What you will do
Filter these entries so that only lines with the word "this" remain.

Records provided
......
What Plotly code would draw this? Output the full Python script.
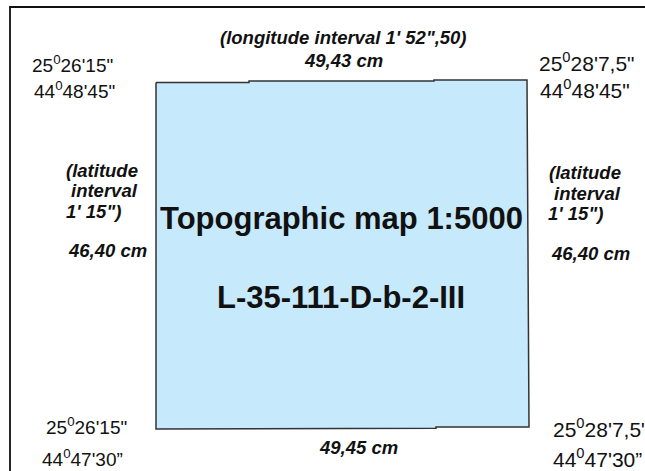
......
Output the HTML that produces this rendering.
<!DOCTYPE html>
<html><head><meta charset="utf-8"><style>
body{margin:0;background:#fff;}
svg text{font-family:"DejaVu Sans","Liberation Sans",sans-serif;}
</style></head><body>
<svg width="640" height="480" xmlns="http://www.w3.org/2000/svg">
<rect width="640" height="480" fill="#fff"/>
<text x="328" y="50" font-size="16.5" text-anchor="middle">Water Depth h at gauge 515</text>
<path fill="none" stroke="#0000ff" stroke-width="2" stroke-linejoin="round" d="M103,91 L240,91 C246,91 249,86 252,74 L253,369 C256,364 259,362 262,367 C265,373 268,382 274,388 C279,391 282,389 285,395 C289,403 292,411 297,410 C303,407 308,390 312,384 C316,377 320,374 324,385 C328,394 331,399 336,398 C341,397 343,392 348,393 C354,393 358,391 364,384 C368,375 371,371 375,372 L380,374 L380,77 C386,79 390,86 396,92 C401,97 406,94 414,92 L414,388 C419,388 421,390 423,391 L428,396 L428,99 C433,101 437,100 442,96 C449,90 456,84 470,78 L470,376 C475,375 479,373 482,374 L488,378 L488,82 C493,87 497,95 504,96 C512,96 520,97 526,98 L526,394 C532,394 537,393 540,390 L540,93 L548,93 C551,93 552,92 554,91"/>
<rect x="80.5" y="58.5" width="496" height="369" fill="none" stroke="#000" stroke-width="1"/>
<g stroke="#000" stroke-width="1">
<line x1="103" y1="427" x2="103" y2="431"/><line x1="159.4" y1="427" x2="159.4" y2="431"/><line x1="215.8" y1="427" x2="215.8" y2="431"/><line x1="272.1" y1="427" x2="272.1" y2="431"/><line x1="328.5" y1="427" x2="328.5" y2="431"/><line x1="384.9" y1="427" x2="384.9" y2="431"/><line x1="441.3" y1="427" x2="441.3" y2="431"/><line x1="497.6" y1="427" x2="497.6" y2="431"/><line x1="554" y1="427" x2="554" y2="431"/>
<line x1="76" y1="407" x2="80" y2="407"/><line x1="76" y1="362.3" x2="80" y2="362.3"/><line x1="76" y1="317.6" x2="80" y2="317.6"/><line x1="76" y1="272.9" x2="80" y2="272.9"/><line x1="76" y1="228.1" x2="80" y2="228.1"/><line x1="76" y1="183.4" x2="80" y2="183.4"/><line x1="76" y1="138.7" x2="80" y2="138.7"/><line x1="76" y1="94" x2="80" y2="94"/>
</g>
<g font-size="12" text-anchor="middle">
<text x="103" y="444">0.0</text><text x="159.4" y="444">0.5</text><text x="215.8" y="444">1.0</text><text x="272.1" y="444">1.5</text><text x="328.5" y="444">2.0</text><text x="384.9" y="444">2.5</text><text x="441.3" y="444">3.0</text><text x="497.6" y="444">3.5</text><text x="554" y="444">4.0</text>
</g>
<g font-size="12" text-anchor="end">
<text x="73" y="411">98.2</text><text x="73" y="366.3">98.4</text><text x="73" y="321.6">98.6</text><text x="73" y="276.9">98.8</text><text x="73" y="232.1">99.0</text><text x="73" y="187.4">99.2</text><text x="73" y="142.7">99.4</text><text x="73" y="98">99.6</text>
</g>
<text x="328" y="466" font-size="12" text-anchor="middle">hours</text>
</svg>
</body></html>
......
Response to the exercise
What Plotly code would draw this? Output the full Python script.
Output the HTML that produces this rendering.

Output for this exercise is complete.